David: And now we are here. Lago was published and immediately it was very warmly received. It’s a book that people return to, and a book for which there’s a lot of affection and admiration. What do you feel about it at this point? Do you look at it often? Has its significance for you changed in any ways?

 

Ron: It’s a book that still seems “new” to me. I don’t yet have a lot of distance from it. I do pick it up occasionally and I can look at it without feeling like I want to change things about it, so it seems fully resolved in that sense. As with anything that you labor over and think about for a long time, the end goal is really just to make this thing that you have in the back of your mind, and how it’s received is secondary to simply finishing the work. That being said, I’ve done things that weren’t so warmly received (or just plain ignored), and that’s not a great feeling. So, it’s been nice to have the double satisfaction of having made something that I feel good about and that an audience has found something in, too.
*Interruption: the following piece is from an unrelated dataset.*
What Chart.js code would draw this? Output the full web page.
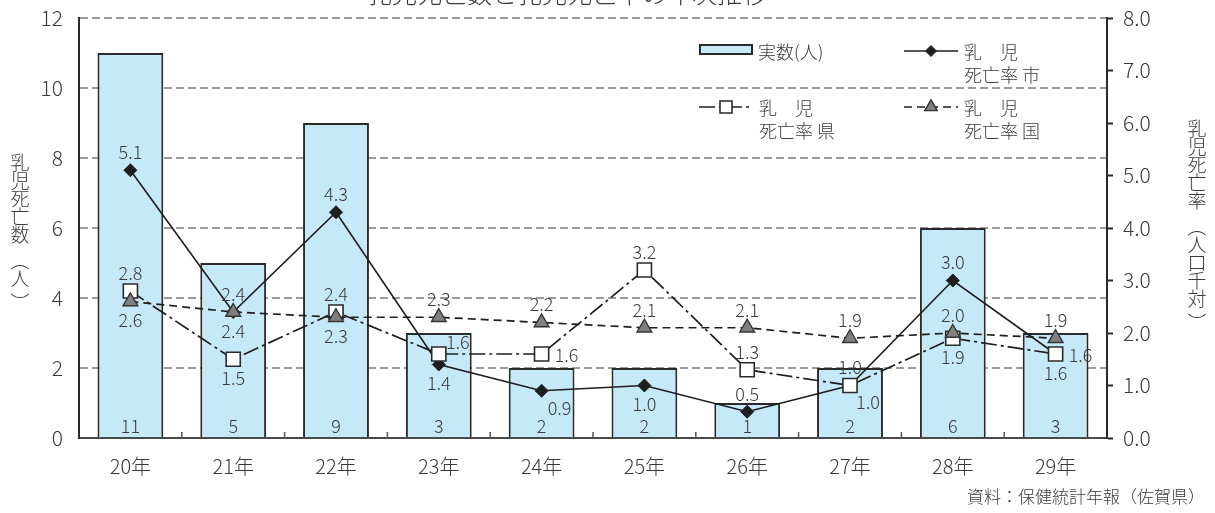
<!DOCTYPE html>
<html>
<head>
<meta charset="utf-8">
<title>乳児死亡数と乳児死亡率の年次推移</title>
<script src="https://cdn.jsdelivr.net/npm/chart.js@4.4.0/dist/chart.umd.min.js"></script>
<style>
  html, body { margin: 0; padding: 0; background: #fff; }
  #wrap { width: 1215px; height: 513px; }
</style>
</head>
<body>
<div id="wrap"><canvas id="canvas" width="1215" height="513"></canvas></div>
<script>
// 年次
var years = ['20年', '21年', '22年', '23年', '24年', '25年', '26年', '27年', '28年', '29年'];
// 乳児死亡数（人）
var deaths = [11, 5, 9, 3, 2, 2, 1, 2, 6, 3];
// 乳児死亡率（出生千対）
var rateCity   = [5.1, 2.4, 4.3, 1.4, 0.9, 1.0, 0.5, 1.0, 3.0, 1.6];
var ratePref   = [2.8, 1.5, 2.4, 1.6, 1.6, 3.2, 1.3, 1.0, 1.9, 1.6];
var rateNation = [2.6, 2.4, 2.3, 2.3, 2.2, 2.1, 2.1, 1.9, 2.0, 1.9];

// 目盛り
var countTicks = [0, 2, 4, 6, 8, 10, 12];
var rateTicks = [0, 1, 2, 3, 4, 5, 6, 7, 8];

// ラベルの置き場所 (t:上 b:下 r:右 tr:右上 br:右下)
var cityPos   = ['t', 't', 't', 'b', 'br', 'b', 't', 't', 't', 'r'];
var prefPos   = ['t', 'b', 't', 'tr', 'r', 't', 't', 'br', 'b', 'b'];
var nationPos = ['b', 'b', 'b', 't', 't', 't', 't', 't', 't', 't'];

var FONT = '"Noto Sans CJK JP", "Noto Sans", sans-serif';
var W = '300 ';
var TXT = '#3a3a3a';
Chart.defaults.font.family = FONT;
Chart.defaults.font.weight = 300;
Chart.defaults.color = TXT;

var offsets = {
  t:  [0, -18],
  b:  [0, 19],
  r:  [25, 1],
  tr: [19, -12],
  br: [18, 17]
};

// 縦軸のラベル分の余白を詰めて、描画領域の上端を揃える
function noVerticalPadding(s) {
  s.paddingTop = 0;
  s.paddingBottom = 0;
}

var extras = {
  id: 'extras',
  afterDatasetsDraw: function(chart) {
    var ctx = chart.ctx;
    var area = chart.chartArea;
    var xs = chart.scales.x;

    // x軸の内向き目盛り
    ctx.save();
    ctx.strokeStyle = '#555';
    ctx.lineWidth = 1.5;
    for (var i = 1; i < years.length; i++) {
      var bx = (xs.getPixelForValue(i - 1) + xs.getPixelForValue(i)) / 2;
      ctx.beginPath();
      ctx.moveTo(bx, area.bottom);
      ctx.lineTo(bx, area.bottom - 6);
      ctx.stroke();
    }
    ctx.restore();

    ctx.save();
    ctx.fillStyle = TXT;
    ctx.font = W + '18px ' + FONT;
    ctx.textAlign = 'center';
    ctx.textBaseline = 'middle';

    // 棒の中の実数
    chart.getDatasetMeta(0).data.forEach(function(bar, i) {
      ctx.fillText(String(deaths[i]), bar.x, area.bottom - 12);
    });

    // 各率の値ラベル
    [[1, rateCity, cityPos], [2, ratePref, prefPos], [3, rateNation, nationPos]].forEach(function(s) {
      var meta = chart.getDatasetMeta(s[0]);
      meta.data.forEach(function(pt, i) {
        var o = offsets[s[2][i]];
        ctx.fillText(s[1][i].toFixed(1), pt.x + o[0], pt.y + o[1]);
      });
    });
    ctx.restore();
  },
  afterDraw: function(chart) {
    var ctx = chart.ctx;
    var ds = chart.data.datasets;
    ctx.save();
    ctx.fillStyle = TXT;

    // 凡例
    ctx.font = W + '18px ' + FONT;
    ctx.textAlign = 'left';
    ctx.textBaseline = 'middle';

    ctx.fillStyle = ds[0].backgroundColor;
    ctx.fillRect(700, 45, 52, 9);
    ctx.strokeStyle = ds[0].borderColor;
    ctx.lineWidth = 2;
    ctx.strokeRect(700, 45, 52, 9);
    ctx.fillStyle = TXT;
    ctx.fillText(ds[0].label, 758, 52);

    var items = [[1, 904, 51], [2, 699, 107], [3, 904, 107]];
    items.forEach(function(it) {
      var d = ds[it[0]];
      var x1 = it[1], x2 = it[1] + 54, y = it[2];
      ctx.save();
      ctx.strokeStyle = d.borderColor;
      ctx.lineWidth = d.borderWidth;
      ctx.setLineDash(d.borderDash || []);
      ctx.beginPath();
      ctx.moveTo(x1, y);
      ctx.lineTo(x2, y);
      ctx.stroke();
      ctx.setLineDash([]);
      ctx.fillStyle = d.pointBackgroundColor;
      ctx.strokeStyle = d.pointBorderColor;
      ctx.lineWidth = d.pointBorderWidth;
      Chart.helpers.drawPoint(ctx, {
        pointStyle: d.pointStyle,
        radius: d.pointRadius * 0.85,
        rotation: 0,
        borderWidth: d.pointBorderWidth
      }, (x1 + x2) / 2, y);
      ctx.restore();
      ctx.fillText(d.label[0], x2 + 6, y + 1);
      ctx.fillText(d.label[1], x2 + 6, y + 24);
    });

    // 縦書きの軸タイトル
    ctx.font = W + '19px ' + FONT;
    ctx.textAlign = 'center';
    var drawVertical = function(chars, x, y) {
      chars.forEach(function(c) {
        if (c === '︵') y += 8;
        if (c === '︶') y += 6;
        ctx.fillText(c, x, y);
        y += 18;
      });
    };
    drawVertical(['乳', '児', '死', '亡', '数', '︵', '人', '︶'], 20, 163);
    drawVertical(['乳', '児', '死', '亡', '率', '︵', '人', '口', '千', '対', '︶'], 1197, 129);

    // 表題（上端で切れている）
    ctx.font = W + '25px ' + FONT;
    ctx.textBaseline = 'ideographic';
    ctx.fillText('乳児死亡数と乳児死亡率の年次推移', 567, 6);

    // 出典
    ctx.font = W + '17px ' + FONT;
    ctx.textAlign = 'right';
    ctx.textBaseline = 'middle';
    ctx.fillText('資料：保健統計年報（佐賀県）', 1205, 497);
    ctx.restore();
  }
};

new Chart(document.getElementById('canvas'), {
  data: {
    labels: years,
    datasets: [
      {
        type: 'bar',
        label: '実数(人)',
        data: deaths,
        yAxisID: 'y',
        backgroundColor: '#c6e9f8',
        borderColor: '#2a2a2a',
        borderWidth: 2,
        barPercentage: 0.64,
        categoryPercentage: 1,
        order: 4
      },
      {
        type: 'line',
        label: ['乳　児', '死亡率 市'],
        data: rateCity,
        yAxisID: 'y1',
        borderColor: '#1e1e1e',
        borderWidth: 1.6,
        pointStyle: 'rectRot',
        pointRadius: 6.5,
        pointBackgroundColor: '#1e1e1e',
        pointBorderColor: '#1e1e1e',
        pointBorderWidth: 1,
        order: 3
      },
      {
        type: 'line',
        label: ['乳　児', '死亡率 県'],
        data: ratePref,
        yAxisID: 'y1',
        borderColor: '#1e1e1e',
        borderWidth: 1.7,
        borderDash: [16, 4, 3, 4],
        pointStyle: 'rect',
        pointRadius: 10,
        pointBackgroundColor: '#ffffff',
        pointBorderColor: '#2a2a2a',
        pointBorderWidth: 1.6,
        order: 2
      },
      {
        type: 'line',
        label: ['乳　児', '死亡率 国'],
        data: rateNation,
        yAxisID: 'y1',
        borderColor: '#1e1e1e',
        borderWidth: 1.7,
        borderDash: [8, 5],
        pointStyle: 'triangle',
        pointRadius: 8.5,
        pointBackgroundColor: '#808080',
        pointBorderColor: '#333333',
        pointBorderWidth: 1.4,
        order: 1
      }
    ]
  },
  options: {
    responsive: false,
    animation: false,
    events: [],
    layout: { padding: { top: 18, left: 0, right: 0, bottom: 0 } },
    plugins: {
      legend: { display: false },
      tooltip: { enabled: false }
    },
    scales: {
      x: {
        grid: { display: false, drawTicks: false },
        border: { color: '#4a4a4a', width: 2 },
        ticks: { padding: 16, color: TXT, font: { size: 20 } },
        afterFit: function(s) { s.height = 75; }
      },
      y: {
        position: 'left',
        min: 0,
        max: 12,
        afterBuildTicks: function(s) {
          s.ticks = countTicks.map(function(v) { return { value: v }; });
        },
        grid: {
          drawTicks: false,
          lineWidth: 2,
          color: function(c) { return c.tick && c.tick.value === 0 ? 'rgba(0,0,0,0)' : '#9c9c9c'; }
        },
        border: { color: '#2a2a2a', width: 2, dash: [8, 4] },
        ticks: { padding: 16, color: TXT, font: { size: 21 } },
        afterFit: function(s) { s.width = 79; noVerticalPadding(s); }
      },
      y1: {
        position: 'right',
        min: 0,
        max: 8,
        afterBuildTicks: function(s) {
          s.ticks = rateTicks.map(function(v) { return { value: v }; });
        },
        grid: {
          drawOnChartArea: false,
          drawTicks: true,
          tickLength: 6,
          tickColor: '#2a2a2a',
          tickWidth: 2
        },
        border: { color: '#2a2a2a', width: 2 },
        ticks: {
          padding: 10,
          color: TXT,
          font: { size: 21 },
          callback: function(v) { return Number(v).toFixed(1); }
        },
        afterFit: function(s) { s.width = 108; noVerticalPadding(s); }
      }
    }
  },
  plugins: [extras]
});
</script>
</body>
</html>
I’ve always felt like I make work with an audience of about four people in mind (you know who you are), but with Lago it seemed like these esoteric things that I’m interested in started getting traction with a wider group of people. This is good for the ego, for sure, but more importantly it allows one to continue the conversation and make more things, whether they’re books or exhibitions, or whatever.  Therein lies its current significance for me, I think. It sets things up for where I want to go from here.